• **WHAT YOU HAVE TO DO**
Make an exact copy of the entries below with the pictures removed.
-------- SUPPLIED INFORMATION
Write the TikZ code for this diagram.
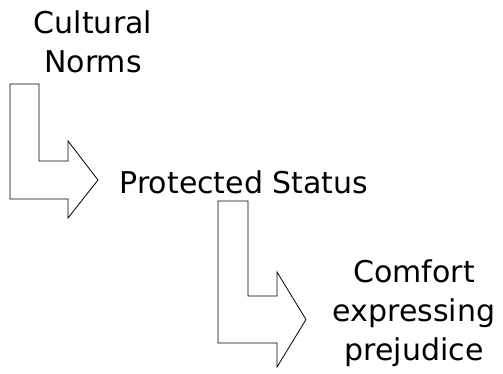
\documentclass[tikz,border=0pt]{standalone}
\usepackage{fontspec}
\setmainfont{DejaVu Sans}
\begin{document}
\begin{tikzpicture}[x=1pt,y=-1pt]
\tikzset{lbl/.style={font=\fontsize{30}{39}\selectfont, align=center, inner sep=0pt},
  bent/.style={draw=black, line width=0.8pt, line join=miter}}
\useasboundingbox (0,0) rectangle (503,373);
\node[lbl] (norms) at (93,42) {Cultural\\Norms};
\node[lbl] (status) at (244,182) {Protected Status};
\node[lbl] (comfort) at (414,313) {Comfort\\expressing\\prejudice};
% first bent arrow
\draw[bent] (10,84) -- (39,84) -- (39,161) -- (68,161) -- (68,141) -- (98,180)
    -- (68,218) -- (68,199) -- (10,199) -- cycle;
% second bent arrow
\draw[bent] (218,201) -- (248,201) -- (248,296) -- (277,296) -- (277,272) -- (306,319.5)
    -- (277,367) -- (277,343) -- (218,343) -- cycle;
\end{tikzpicture}
\end{document}
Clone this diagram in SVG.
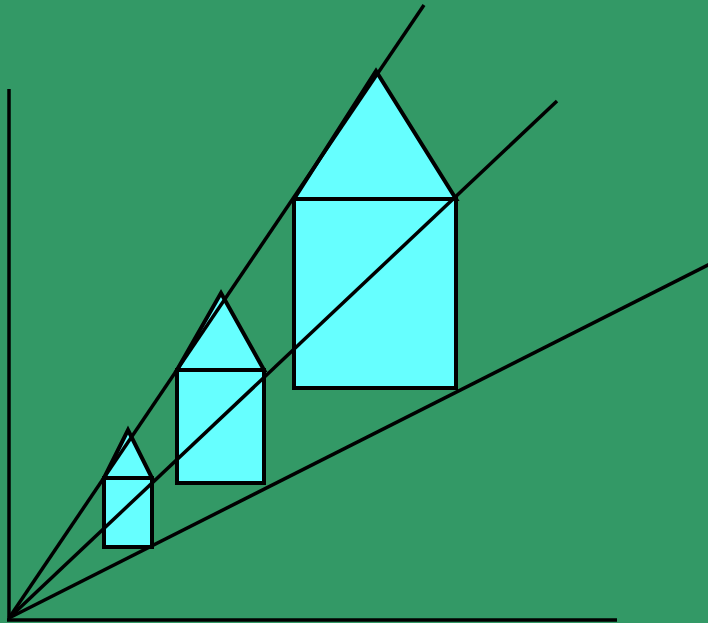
<svg xmlns="http://www.w3.org/2000/svg" width="708" height="623" viewBox="0 0 708 623">
<style>
.h{fill:#66FFFF;stroke:#000;stroke-width:4;stroke-linejoin:miter}
.l{stroke:#000;stroke-width:3.5;fill:none}
</style>
<rect width="708" height="623" fill="#339966"/>
<g id="house-small">
<polygon class="h" points="104,478 128,430 152,478"/>
<rect class="h" x="104" y="478" width="48" height="69"/>
</g>
<g id="house-medium">
<polygon class="h" points="177,370 221,293 264,370"/>
<rect class="h" x="177" y="370" width="87" height="113"/>
</g>
<g id="house-large">
<polygon class="h" points="294,199 376,71 456,199"/>
<rect class="h" x="294" y="199" width="162" height="189"/>
</g>
<g id="connectors">
<line class="l" x1="9" y1="89" x2="9" y2="621"/>
<line class="l" x1="7" y1="620" x2="617" y2="620"/>
<line class="l" x1="9" y1="618" x2="424" y2="5"/>
<line class="l" x1="9" y1="618" x2="557" y2="101"/>
<line class="l" x1="9" y1="618" x2="712" y2="263"/>
</g>
</svg>
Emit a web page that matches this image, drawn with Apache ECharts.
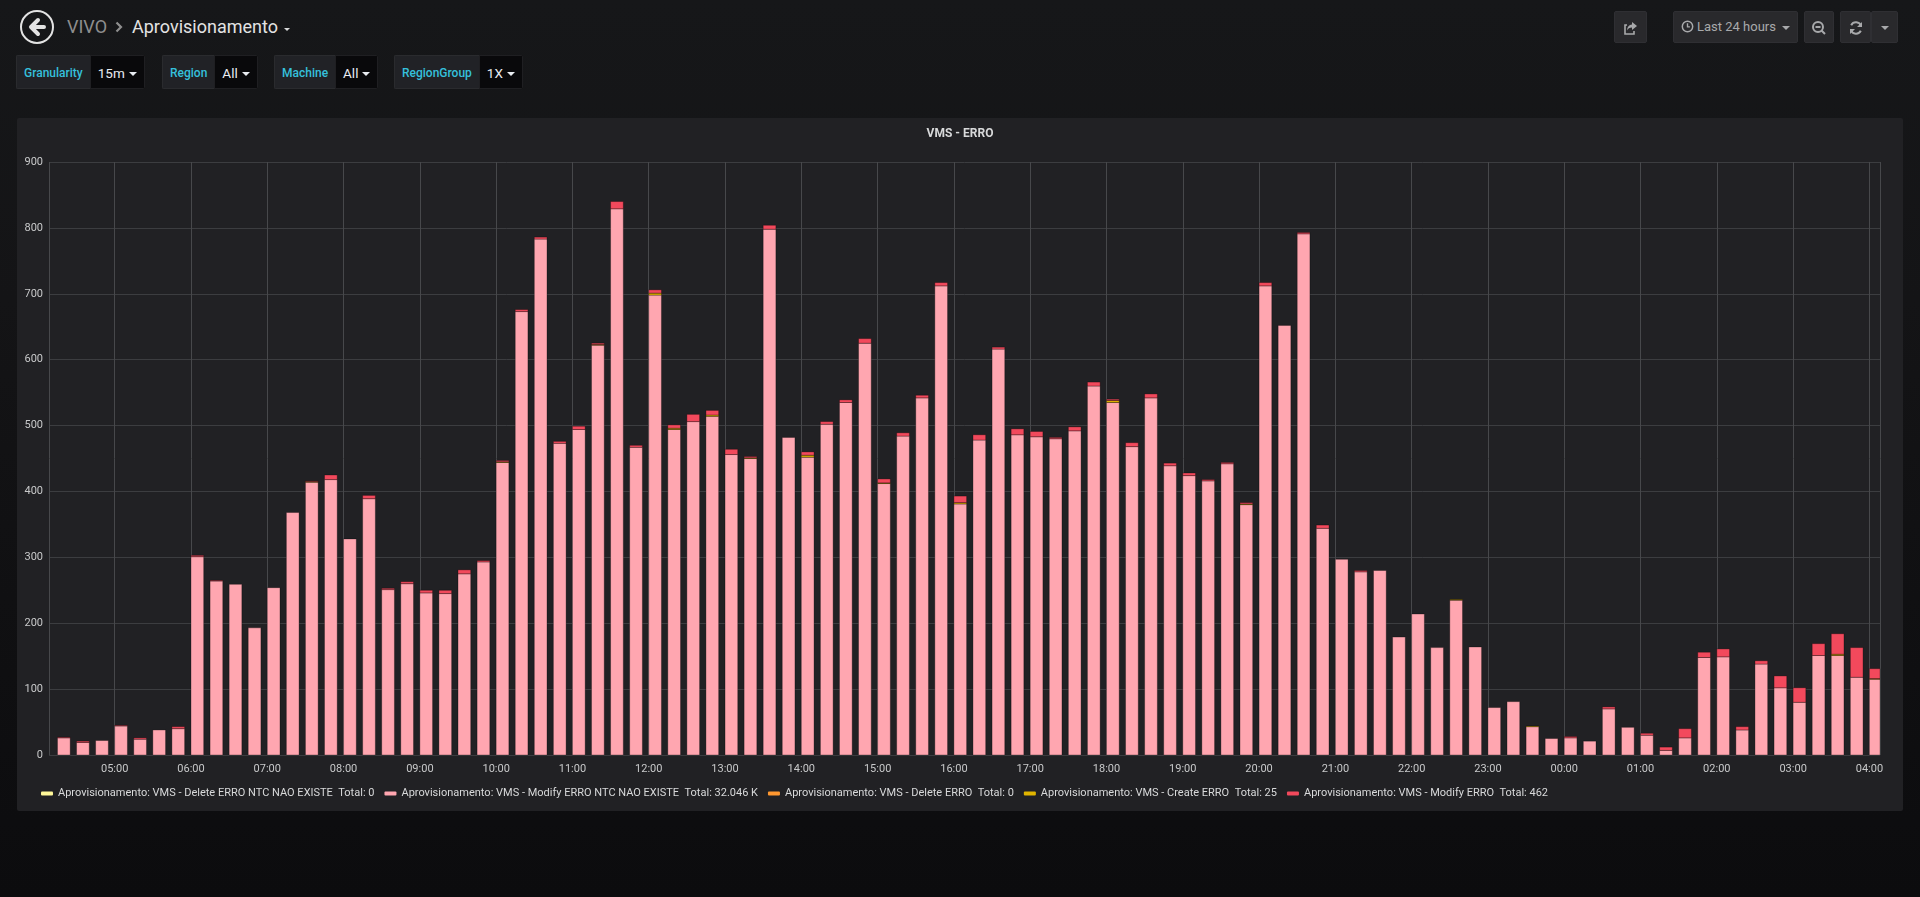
----------------
• **WRITTEN RESPONSE**
Write the TikZ code for this diagram.
\documentclass[tikz,border=0pt]{standalone}
\usepackage{fontspec}
\setmainfont{DejaVu Sans}
\begin{document}
\begin{tikzpicture}[x=1pt,y=-1pt]
\tikzset{lbl/.style={font=\fontsize{30}{39}\selectfont, align=center, inner sep=0pt},
  bent/.style={draw=black, line width=0.8pt, line join=miter}}
\useasboundingbox (0,0) rectangle (503,373);
\node[lbl] (norms) at (93,42) {Cultural\\Norms};
\node[lbl] (status) at (244,182) {Protected Status};
\node[lbl] (comfort) at (414,313) {Comfort\\expressing\\prejudice};
% first bent arrow
\draw[bent] (10,84) -- (39,84) -- (39,161) -- (68,161) -- (68,141) -- (98,180)
    -- (68,218) -- (68,199) -- (10,199) -- cycle;
% second bent arrow
\draw[bent] (218,201) -- (248,201) -- (248,296) -- (277,296) -- (277,272) -- (306,319.5)
    -- (277,367) -- (277,343) -- (218,343) -- cycle;
\end{tikzpicture}
\end{document}
Clone this diagram in SVG.
<svg xmlns="http://www.w3.org/2000/svg" width="708" height="623" viewBox="0 0 708 623">
<style>
.h{fill:#66FFFF;stroke:#000;stroke-width:4;stroke-linejoin:miter}
.l{stroke:#000;stroke-width:3.5;fill:none}
</style>
<rect width="708" height="623" fill="#339966"/>
<g id="house-small">
<polygon class="h" points="104,478 128,430 152,478"/>
<rect class="h" x="104" y="478" width="48" height="69"/>
</g>
<g id="house-medium">
<polygon class="h" points="177,370 221,293 264,370"/>
<rect class="h" x="177" y="370" width="87" height="113"/>
</g>
<g id="house-large">
<polygon class="h" points="294,199 376,71 456,199"/>
<rect class="h" x="294" y="199" width="162" height="189"/>
</g>
<g id="connectors">
<line class="l" x1="9" y1="89" x2="9" y2="621"/>
<line class="l" x1="7" y1="620" x2="617" y2="620"/>
<line class="l" x1="9" y1="618" x2="424" y2="5"/>
<line class="l" x1="9" y1="618" x2="557" y2="101"/>
<line class="l" x1="9" y1="618" x2="712" y2="263"/>
</g>
</svg>
Emit a web page that matches this image, drawn with Apache ECharts.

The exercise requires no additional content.